When the English patient returned to the cave three years later, he dug up the buried plane and put Katharine inside it. He put fuel into the tank and they begin to fly in the rotted plane, but the oil leaked onto him, the plane began to schism, and soon it was on fire, falling from the sky.
Hana comes in and finds Kip and the English patient passing a can of condensed milk back and forth. The English patient tells Hana that they are both "international bastards" - born in one place, and choosing to live elsewhere, "fighting to get back to or get away from our homelands all our lives." Hana watches Kip and sees traits in him that she has in herself - the emotionally disturbed handmaiden, changed forever by war.
The English patient continues his story, albeit elliptically, and we see the tragic conclusion of his love affair with Katharine. Ondaatje is less concerned with creating a compelling "narrative" account of the affair - a chronological account - and more with the vagaries of memory, and how one experiences memory and feelings and buried experience. As a result of this, the English patient tells the story backwards - first he goes in search of a plane, where he finds Katharine's dead body. Then he tells the story of Katharine's death. And finally he returns to where we ended the previous chapter - just after he and Katharine agreed to separate.
Katharine reveals that she left the English patient not just to prevent her husband from finding out about them, but more because she felt like she couldn't change him or open him up any further. He was ice cold, closed up, and had no interest in revealing his deeper character. What's ironic, of course, is that it is only once they separate that Geoffrey Clifton finds out about the romance. As the patient treats Katharine more cruelly in public, her husband begins to suspect their prior history and then seeks to mete out punishment. What he does, of course is extinguish his own life, and then renew the seeming purgatory of Katharine and the Englishman's relationship. The English patient takes her to a cave, promising to return, but doesn't come back for three years.
From a strictly narrative point of view, the English patient's story is seemingly abusive of the reader - it skips in time, leaves out details, and is as fragmentary as consciousness. But it is the point after all, of this novel, to bring together this house of frigid, dead souls, and to let them clear out the cobwebs and rediscover light, to rekindle their fires, if only for brief moments. Each of our characters gets his or her turn to find hope for life once more by revisiting the past.
In this chapter, Hana becomes even more of a bystander, while the other characters reveal their wounds. Caravaggio is a morphine addict, Kip a man who has lost his connections to his emotions, the English patient just a trove of buried memories. Everyone's identity is so tenuous - especially with the war over. Hana has given up connection to the world, and no longer has allegiances. Caravaggio is a thief who shows little loyalty. And no one can be sure who the English patient even is. It is one of Caravaggio's fascinating character quirks that he's so obsessed with discovering who people actually are - as if it will help give him meaning in this villa where identity seems so prismatic.

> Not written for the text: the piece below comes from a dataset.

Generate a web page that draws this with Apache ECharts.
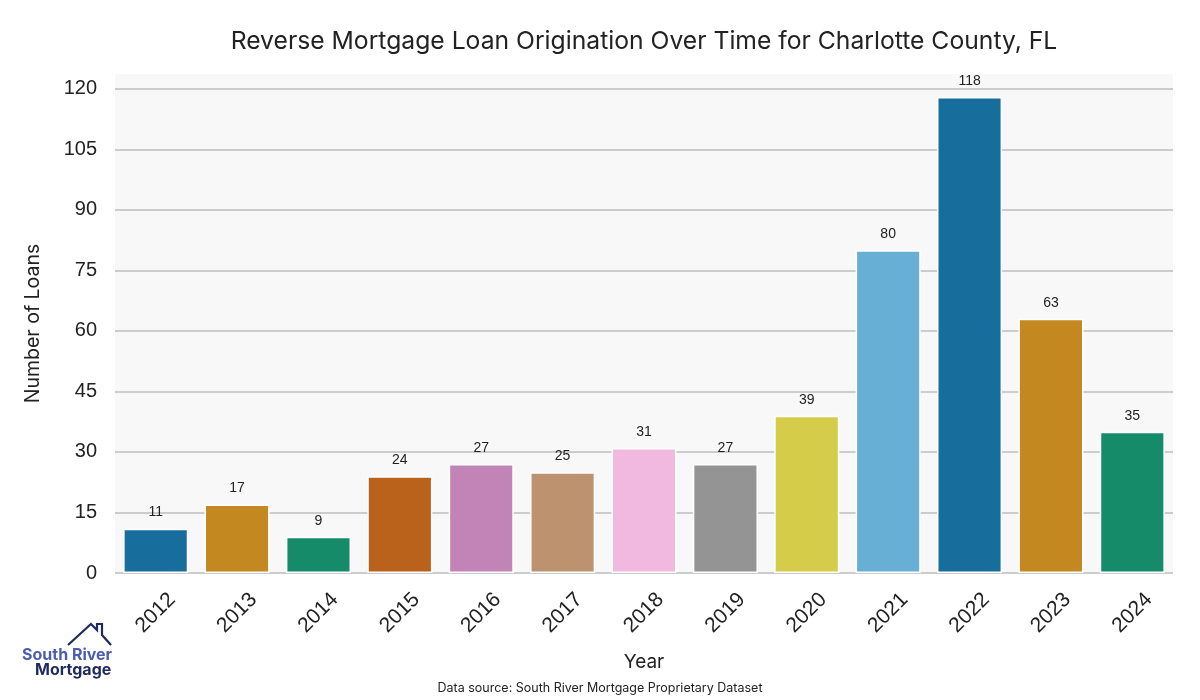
<!DOCTYPE html>
<html>
<head>
<meta charset="utf-8">
<script src="https://cdn.jsdelivr.net/npm/echarts@6/dist/echarts.min.js"></script>
<style>html,body{margin:0;padding:0;background:#fff}#c{width:1200px;height:700px}</style>
</head>
<body>
<div id="c"></div>
<script>
const years = ['2012','2013','2014','2015','2016','2017','2018','2019','2020','2021','2022','2023','2024'];
const loans = [11, 17, 9, 24, 27, 25, 31, 27, 39, 80, 118, 63, 35];
const palette = ['#176d9c','#c38820','#168b6a','#ba611b','#c283b6','#bd926e','#f1b8e0','#949494','#d5cd4a','#68afd6'];
const yTicks = [0, 15, 30, 45, 60, 75, 90, 105, 120];

const chart = echarts.init(document.getElementById('c'), null, {renderer: 'canvas'});
const option = {
  backgroundColor: '#ffffff',
  animation: false,
  title: {
    text: 'Reverse Mortgage Loan Origination Over Time for Charlotte County, FL',
    left: 639, top: 24, textAlign: 'center',
    textStyle: {fontFamily: 'Inter', fontSize: 24.7, fontWeight: 'normal', color: '#222'}
  },
  grid: {left: 115, right: 27, top: 74, bottom: 127, show: true, backgroundColor: '#f8f8f8', borderWidth: 0},
  xAxis: {
    type: 'category', data: years,
    name: 'Year', nameLocation: 'middle', nameGap: 80,
    nameTextStyle: {fontFamily: 'Inter', fontSize: 19, color: '#222'},
    axisLine: {show: false}, axisTick: {show: false},
    axisLabel: {rotate: 45, align: 'center', verticalAlign: 'middle', margin: 40,
      fontFamily: 'Liberation Sans', fontSize: 21, color: '#222', interval: 0}
  },
  yAxis: {
    type: 'value', min: 0, max: 123.7, interval: 15,
    name: 'Number of Loans', nameLocation: 'middle', nameGap: 72,
    nameTextStyle: {fontFamily: 'Inter', fontSize: 19.5, color: '#222'},
    axisLine: {show: false}, axisTick: {show: false},
    axisLabel: {showMaxLabel: false, margin: 18, fontFamily: 'Liberation Sans', fontSize: 20, color: '#222',
      formatter: v => yTicks.includes(v) ? String(v) : ''},
    splitLine: {showMaxLine: false, lineStyle: {color: '#cccccc', width: 2}}
  },
  series: [{
    type: 'bar',
    data: loans.map((v, i) => ({value: v, itemStyle: {color: palette[i % palette.length]}})),
    barCategoryGap: '20%',
    itemStyle: {borderColor: '#ffffff', borderWidth: 1.5},
    label: {show: true, position: 'top', distance: 9, fontFamily: 'Liberation Sans', fontSize: 14, color: '#222'}
  }],
  graphic: [
    {type: 'text', left: 'center', top: 682,
     style: {text: 'Data source: South River Mortgage Proprietary Dataset', fontFamily: 'Inter', fontSize: 12.5, fill: '#222'}},
    {type: 'polyline', shape: {points: [[68,645],[91,624],[97,630],[97,624],[102,624],[102,635],[111,645]]},
     style: {stroke: '#1f2a5e', lineWidth: 2.2, fill: 'none'}},
    {type: 'text', left: 22, top: 647,
     style: {text: 'South River', fontFamily: 'Inter', fontSize: 16, fontWeight: 'bold', fill: '#4a5db0'}},
    {type: 'text', left: 35, top: 662,
     style: {text: 'Mortgage', fontFamily: 'Inter', fontSize: 16, fontWeight: 'bold', fill: '#1f2a5e'}}
  ]
};
chart.setOption(option);
</script>
</body>
</html>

How Ondaatje begins and ends chapter is of vital interest, for it gives us clues to the next chain of the narrative. At the end of this chapter, Hana turns her attentions to Kip. Previously they were on the English patient - as if her eyes seem to create a narrative spotlight that allow for the expansion and transmission of consciousness. But now she's looking at Kip, and recognizing in him what she sees in herself: disconnection, withdrawal, loss. As the spotlight turns to Kip, we wait to see what has happened in his past to make him seek out this purgatorial villa, where souls that think themselves doomed find their last glimmers of life.